Here at Abarim Publications we surmise that the celebrated Hellenistic culture could emerge only because the Hellenes first absorbed the Semitic alphabet and some key ideas on how to gradually draw a stable complex society from the chaotic dust clouds that still hovered over the arena of the Bronze Age Collapse. The idea of the City of Refuge never seems to have made the transition into the Greek world, but the Phrygians may very well have embraced it.
In Hebrew, masculinity reflects a tendency toward individuality (which is why God, who is One, is a He), whereas femininity reflects the tendency toward collectivity (which is why mankind, who is many, is a She).
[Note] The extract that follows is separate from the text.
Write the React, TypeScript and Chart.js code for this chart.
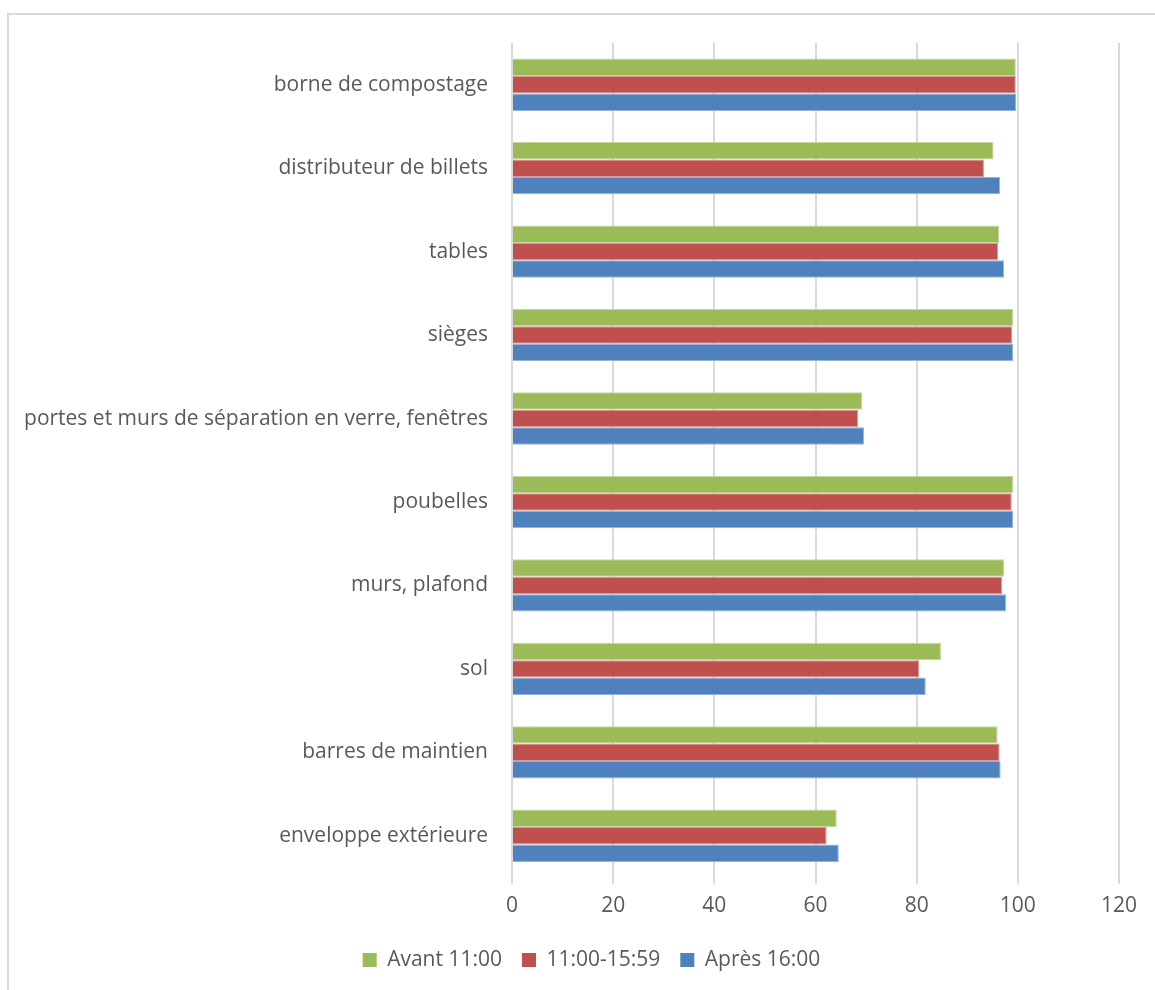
import React, { useEffect, useRef } from "react";
import { Chart, registerables } from "chart.js";

Chart.register(...registerables);

// Categories, listed from the top of the chart to the bottom
const categories = [
  "borne de compostage",
  "distributeur de billets",
  "tables",
  "sièges",
  "portes et murs de séparation en verre, fenêtres",
  "poubelles",
  "murs, plafond",
  "sol",
  "barres de maintien",
  "enveloppe extérieure",
];

const seriesNames = ["Avant 11:00", "11:00-15:59", "Après 16:00"];

const avant11 = [99.6, 95.2, 96.3, 99.1, 69.2, 99.1, 97.3, 84.8, 96.0, 64.2];
const midi = [99.6, 93.3, 96.1, 98.9, 68.4, 98.8, 96.9, 80.5, 96.4, 62.2];
const apres16 = [99.7, 96.5, 97.3, 99.1, 69.6, 99.1, 97.7, 81.8, 96.6, 64.6];

const xTicks = [0, 20, 40, 60, 80, 100, 120];

const colors = ["#9BBB59", "#C0504D", "#4F81BD"];
const edgeColors = ["#C3D69B", "#D99795", "#95B3D7"];

const FONT = "'Open Sans', Lato, sans-serif";

// Nudges the legend row to the right so it sits centred on the whole frame
const legendShift = {
  id: "legendShift",
  afterLayout(chart: any) {
    const lg = chart.legend;
    if (lg) {
      lg.left += 32;
      lg.right += 32;
    }
  },
};

export default function App() {
  const canvasRef = useRef<HTMLCanvasElement | null>(null);

  useEffect(() => {
    const canvas = canvasRef.current;
    if (!canvas) return;
    const seriesValues = [avant11, midi, apres16];
    const chart = new Chart(canvas, {
      type: "bar",
      data: {
        labels: categories,
        datasets: seriesNames.map((name, i) => ({
          label: name,
          data: seriesValues[i],
          backgroundColor: colors[i],
          borderColor: edgeColors[i],
          borderWidth: 1,
          borderSkipped: "start",
          categoryPercentage: 0.627,
          barPercentage: 1,
        })),
      },
      options: {
        indexAxis: "y",
        animation: false,
        responsive: false,
        maintainAspectRatio: false,
        layout: { padding: { top: 43, right: 36, left: 0, bottom: 9.5 } },
        scales: {
          x: {
            min: 0,
            max: 120,
            afterBuildTicks: (scale: any) => {
              scale.ticks = xTicks.map((v) => ({ value: v }));
            },
            afterFit: (scale: any) => {
              scale.height = 52;
            },
            grid: {
              color: "#D9D9D9",
              lineWidth: 2,
              drawTicks: true,
              tickLength: 6,
              tickColor: "#D9D9D9",
            },
            border: { display: false },
            ticks: {
              color: "#595959",
              font: { family: FONT, size: 21 },
              padding: 10,
            },
          },
          y: {
            afterFit: (scale: any) => {
              scale.width = 512;
            },
            grid: { display: false, drawTicks: false },
            border: { display: false },
            ticks: {
              color: "#595959",
              font: { family: FONT, size: 21 },
              padding: 24,
            },
          },
        },
        plugins: {
          legend: {
            position: "bottom",
            labels: {
              color: "#595959",
              font: { family: FONT, size: 21 },
              boxWidth: 14,
              boxHeight: 14,
              padding: 20,
              generateLabels: (ch: any) =>
                ch.data.datasets.map((ds: any, i: number) => ({
                  text: ds.label,
                  fillStyle: colors[i],
                  strokeStyle: colors[i],
                  lineWidth: 0,
                  hidden: false,
                  datasetIndex: i,
                  fontColor: "#595959",
                })),
            },
          },
          tooltip: { enabled: false },
        },
      },
      plugins: [legendShift],
    });
    return () => chart.destroy();
  }, []);

  return (
    <div
      style={{
        position: "fixed",
        left: 0,
        top: 0,
        width: 1155,
        height: 990,
        overflow: "hidden",
        background: "#ffffff",
      }}
    >
      <div
        style={{
          position: "absolute",
          left: 7,
          top: 13,
          width: 1180,
          height: 1000,
          border: "2px solid #D9D9D9",
          boxSizing: "border-box",
        }}
      />
      <canvas
        ref={canvasRef}
        width={1155}
        height={990}
        style={{ position: "absolute", left: 0, top: 0 }}
      />
    </div>
  );
}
The name Colossae is a plural feminine, possibly to reflect the larger system of multiple cities of refuge. But like the singular city of Athens that emerged as focal point from the many Athenai, so Colossae may have arisen as singular embodiment of the original multi-centered societal facility. The name means City Of Refuge, or somewhat more elaborate Capital Of The Social System That Includes Cities of Refuge (compare Luke 23:43 to Colossians 1:19-22, 2:12-15, 3:1-17).